Ahmir "Questlove" Thompson's Summer of Soul
One of those documentaries where the story is so great that it's astounding the footage has sat on the shelf for 50 years.  That in and of itself speaks volumes about the situation of race in this country.  Some of the performances are simply grand from Sly to Mavis Staples to The 5th Dimension.













Leos Carax's Annette
There is real exuberance and a supercharge in Carax's last two fims.  Partly I attribute it to the fact that I cannot think of anyone else in film right now where the work feels as much in an ongoing discourse with the history of cinema.  In the latest, David Lynch looms large.  You feel his influence on the way the young girl Annette looks, who can't help but make you think about the baby in Eraserhead.  You also see it in the way Carax stutters the lights in the beginning and the stylistic device he uses several times that is pure Lynch - the visual separation of body shots that I know you find in Twin Peaks but that I also seem to recall in Lost Highway and Mulholland Dr.  
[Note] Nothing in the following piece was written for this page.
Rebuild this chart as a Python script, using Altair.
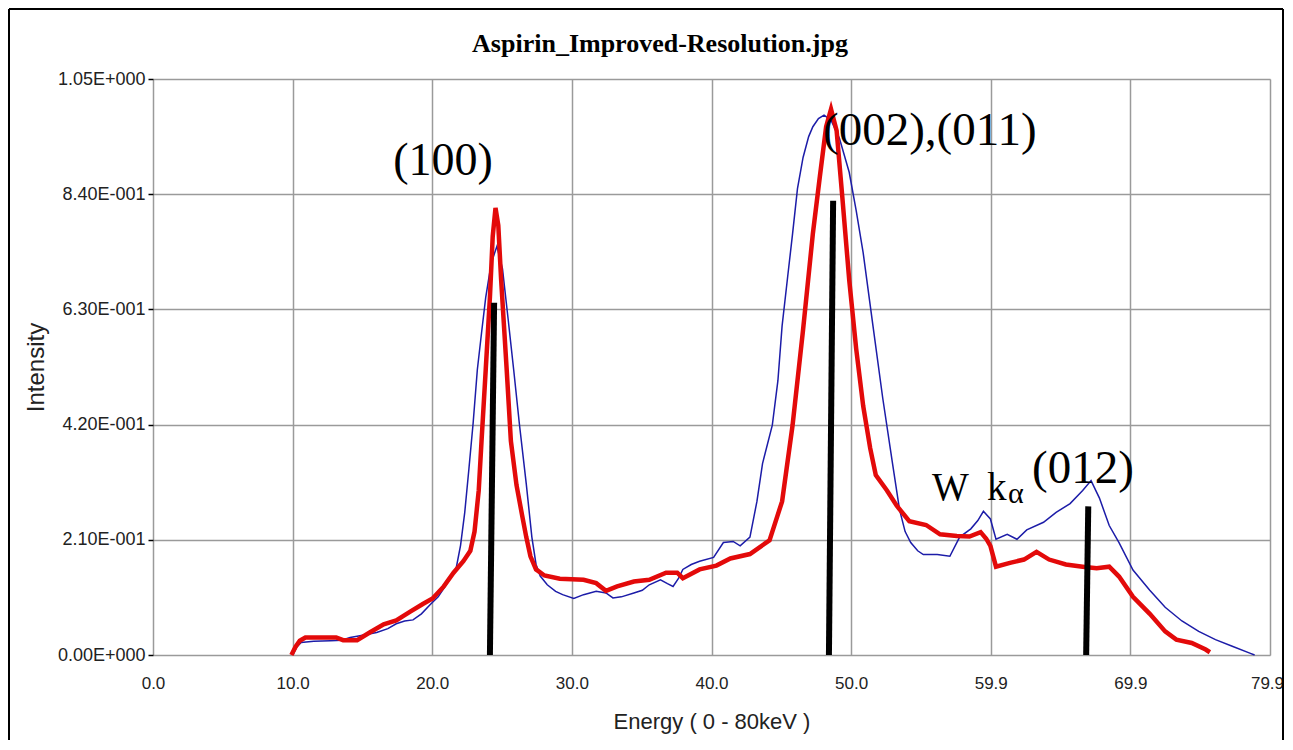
import altair as alt
import pandas as pd

# ---- data ----
blue_energy = [10.0, 10.3, 10.6, 11.5, 12.7, 13.5, 14.1, 15.0, 16.0, 16.8, 17.4, 18.0, 18.6, 19.2,
               19.8, 20.4, 20.9, 21.4, 21.7, 22.0, 22.3, 22.6, 22.9, 23.2, 23.5, 23.8, 24.2, 24.6,
               25.0, 25.4, 25.8, 26.2, 26.7, 27.1, 27.4, 27.7, 28.2, 28.8, 29.3, 30.1, 30.8, 31.7,
               32.4, 32.9, 33.5, 34.4, 35.0, 35.5, 36.3, 36.8, 37.2, 37.6, 37.9, 38.5, 39.1, 40.1,
               40.8, 41.5, 42.0, 42.7, 43.2, 43.6, 44.3, 44.7, 45.0, 45.4, 45.75, 46.1, 46.5, 46.9,
               47.2, 47.6, 48.0, 48.5, 49.1, 49.8, 50.3, 50.8, 51.5, 52.2, 52.9, 53.4, 53.8, 54.2,
               54.7, 55.1, 56.1, 57.0, 57.7, 58.5, 59.0, 59.4, 59.9, 60.3, 61.1, 61.8, 62.5, 63.7,
               64.6, 65.6, 66.5, 67.1, 67.7, 68.4, 69.1, 70.1, 71.3, 72.4, 73.6, 74.8, 76.0, 77.2,
               78.5, 78.8]
blue_intensity = [0.0, 0.015, 0.023, 0.025, 0.026, 0.027, 0.032, 0.036, 0.041, 0.048, 0.057, 0.062,
                  0.064, 0.075, 0.091, 0.106, 0.125, 0.145, 0.160, 0.200, 0.260, 0.340, 0.423, 0.520,
                  0.587, 0.652, 0.715, 0.745, 0.704, 0.613, 0.520, 0.423, 0.312, 0.215, 0.165, 0.144,
                  0.128, 0.116, 0.110, 0.103, 0.110, 0.116, 0.113, 0.104, 0.106, 0.113, 0.118, 0.128,
                  0.137, 0.130, 0.125, 0.140, 0.156, 0.165, 0.171, 0.178, 0.205, 0.207, 0.199, 0.215,
                  0.280, 0.349, 0.419, 0.500, 0.600, 0.690, 0.768, 0.850, 0.907, 0.945, 0.963, 0.978,
                  0.984, 0.975, 0.942, 0.880, 0.810, 0.733, 0.600, 0.468, 0.349, 0.265, 0.225, 0.205,
                  0.190, 0.183, 0.183, 0.180, 0.215, 0.230, 0.245, 0.262, 0.248, 0.211, 0.220, 0.211,
                  0.228, 0.242, 0.260, 0.276, 0.300, 0.318, 0.286, 0.236, 0.205, 0.155, 0.118, 0.087,
                  0.062, 0.043, 0.028, 0.016, 0.003, 0.0]

red_energy = [9.9, 10.2, 10.5, 10.9, 13.1, 13.6, 14.6, 15.5, 16.5, 17.4, 18.4, 19.3, 20.0, 20.8,
              21.5, 22.2, 22.7, 23.0, 23.3, 23.5, 23.8, 24.1, 24.3, 24.5, 24.7, 24.9, 25.3, 25.6,
              26.0, 26.4, 26.7, 27.0, 27.4, 28.0, 29.1, 30.8, 31.7, 32.4, 33.2, 34.4, 35.5, 36.7,
              37.5, 37.9, 39.1, 40.3, 41.3, 42.7, 44.1, 45.0, 45.75, 46.5, 47.2, 47.7, 48.15, 48.5,
              48.9, 49.3, 49.8, 50.3, 50.8, 51.3, 51.7, 52.5, 53.2, 54.1, 55.3, 56.3, 57.5, 58.4,
              59.2, 59.6, 59.9, 60.3, 61.3, 62.3, 63.2, 64.1, 65.3, 66.5, 67.5, 68.4, 69.1, 70.1,
              71.3, 72.4, 73.2, 74.3, 75.3, 75.6]
red_intensity = [0.0, 0.015, 0.026, 0.032, 0.032, 0.027, 0.027, 0.041, 0.056, 0.063, 0.079, 0.093,
                 0.103, 0.125, 0.150, 0.171, 0.190, 0.225, 0.300, 0.390, 0.520, 0.652, 0.763, 0.815,
                 0.783, 0.685, 0.520, 0.390, 0.310, 0.255, 0.215, 0.180, 0.156, 0.145, 0.139, 0.137,
                 0.131, 0.117, 0.125, 0.134, 0.137, 0.150, 0.150, 0.140, 0.156, 0.163, 0.176, 0.184,
                 0.209, 0.280, 0.419, 0.593, 0.768, 0.872, 0.963, 0.995, 0.956, 0.837, 0.684, 0.558,
                 0.454, 0.377, 0.328, 0.300, 0.272, 0.244, 0.237, 0.220, 0.217, 0.216, 0.224, 0.212,
                 0.199, 0.161, 0.168, 0.174, 0.188, 0.174, 0.165, 0.161, 0.158, 0.161, 0.143, 0.106,
                 0.075, 0.043, 0.028, 0.022, 0.010, 0.005]

stick_energy_bottom = [24.1, 48.35, 66.75]
stick_energy_top = [24.4, 48.65, 66.9]
stick_intensity = [0.642, 0.828, 0.271]

x_tick_values = [0.0, 9.9875, 19.975, 29.9625, 39.95, 49.9375, 59.925, 69.9125, 79.9]
x_tick_labels = ["0.0", "10.0", "20.0", "30.0", "40.0", "50.0", "59.9", "69.9", "79.9"]
y_tick_values = [0.0, 0.21, 0.42, 0.63, 0.84, 1.05]
y_tick_labels = ["0.00E+000", "2.10E-001", "4.20E-001", "6.30E-001", "8.40E-001", "1.05E+000"]

title_text = "Aspirin_Improved-Resolution.jpg"

# ---- tables ----
blue_df = pd.DataFrame({"energy": blue_energy, "intensity": blue_intensity})
red_df = pd.DataFrame({"energy": red_energy, "intensity": red_intensity})
stick_df = pd.DataFrame({"e0": stick_energy_bottom, "e1": stick_energy_top, "h": stick_intensity})
one = pd.DataFrame({"k": [0]})

W, H = 1117, 576
LABEL_FONT = "Liberation Sans"
SERIF = "Liberation Serif"

x_labels_js = "[" + ",".join("'%s'" % s for s in x_tick_labels) + "]"
y_labels_js = "[" + ",".join("'%s'" % s for s in y_tick_labels) + "]"

x_scale = alt.Scale(domain=[0, 79.9], nice=False, zero=False)
y_scale = alt.Scale(domain=[0, 1.05], nice=False, zero=False)

x_axis = alt.Axis(
    values=x_tick_values,
    labelExpr=x_labels_js + "[round(datum.value / 9.9875)]",
    title="Energy ( 0 - 80keV )",
    grid=True, gridColor="#9a9a9a", gridWidth=1.5,
    domain=False, ticks=False,
    labelFont=LABEL_FONT, labelFontSize=17, labelColor="#222222", labelPadding=20,
    labelFlush=False, labelOverlap=False,
    labelOffset={"condition": {"test": "datum.value > 79", "value": -3}, "value": 0},
    titleFont=LABEL_FONT, titleFontSize=22, titleFontWeight="normal", titleColor="#222222",
    titleY=66, titleBaseline="middle",
)
y_axis = alt.Axis(
    values=y_tick_values,
    labelExpr=y_labels_js + "[round(datum.value / 0.21)]",
    title="Intensity",
    grid=True, gridColor="#9a9a9a", gridWidth=1.5,
    domain=False, ticks=True, tickColor="black", tickSize=5, tickWidth=1.5,
    labelFont=LABEL_FONT, labelFontSize=18, labelColor="#222222", labelPadding=3,
    labelFlush=False, labelOverlap=False,
    titleFont=LABEL_FONT, titleFontSize=24, titleFontWeight="normal", titleColor="#222222",
    titleX=-117, titleY=H / 2, titleBaseline="middle", titleAlign="center", titleAngle=270,
)

x_enc = alt.X("energy:Q", scale=x_scale, axis=x_axis)
y_enc = alt.Y("intensity:Q", scale=y_scale, axis=y_axis)

blue_line = alt.Chart(blue_df).mark_line(color="#1c1ca8", strokeWidth=1.5).encode(x=x_enc, y=y_enc)
red_line = alt.Chart(red_df).mark_line(color="#e30a0a", strokeWidth=4.5).encode(x=x_enc, y=y_enc)

# stick goes from (top energy, intensity) down to (bottom energy, 0)
sticks = alt.Chart(stick_df).mark_rule(color="black", strokeWidth=6, strokeCap="butt").encode(
    x=alt.X("e1:Q", scale=x_scale),
    x2="e0:Q",
    y=alt.Y("h:Q", scale=y_scale),
    y2=alt.datum(0),
)

def label(text, px, py, size, align="left", font=SERIF, weight="normal"):
    return alt.Chart(one).mark_text(
        text=text, font=font, fontSize=size, fontWeight=weight, align=align,
        baseline="alphabetic", color="black",
    ).encode(x=alt.value(px), y=alt.value(py))

title = label(title_text, 507, -27, 26, align="center", weight="bold")
ann_100 = label("(100)", 290, 96, 46, align="center")
ann_002 = label("(002),(011)", 670, 66, 47)
ann_w = label("W", 779, 421, 39)
ann_k = label("k", 834, 421, 39)
ann_alpha = label("\u03b1", 855, 424, 30)
ann_012 = label("(012)", 879, 404, 47)

def hline(x0, x1, y):
    return alt.Chart(one).mark_rule(color="black", strokeWidth=2).encode(
        x=alt.value(x0), x2=alt.value(x1), y=alt.value(y))

def vline(x, y0, y1):
    return alt.Chart(one).mark_rule(color="black", strokeWidth=2).encode(
        x=alt.value(x), y=alt.value(y0), y2=alt.value(y1))

border_top = hline(-144, 1130, -70)
border_left = vline(-144, -70, H + 120)
border_right = vline(1130, -70, H + 120)

chart = alt.layer(
    blue_line, red_line, sticks, title, ann_100, ann_002, ann_w, ann_k, ann_alpha, ann_012,
    border_top, border_left, border_right
).properties(
    width=W, height=H,
    autosize=alt.AutoSizeParams(type="none"),
    padding={"left": 145, "top": 71, "right": 15, "bottom": 85},
).configure_view(
    stroke="black", strokeWidth=3.5
).configure(background="white")

chart.save("out.html", embed_options={"renderer": "svg", "actions": False})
Carax's cinema could always be looked at as a love letter to the medium and its endless beauty and possibilities.  So it only makes sense that Carax is channeling Lynch, one of the most liberated of filmmakers who continues to defy any claims of cinema's boundaries or imminent death.  

I settled on the phrase above "an ongoing discourse with the history of cinema" because Carax's rear view has always gone farther back than most of his peers who have a hard time citing anything film-wise released before Kubrick's 2001.  Carax in his latest is in a dialogue with the musical, the early Disney films, and as much with the first 50 years of cinema as the last 76.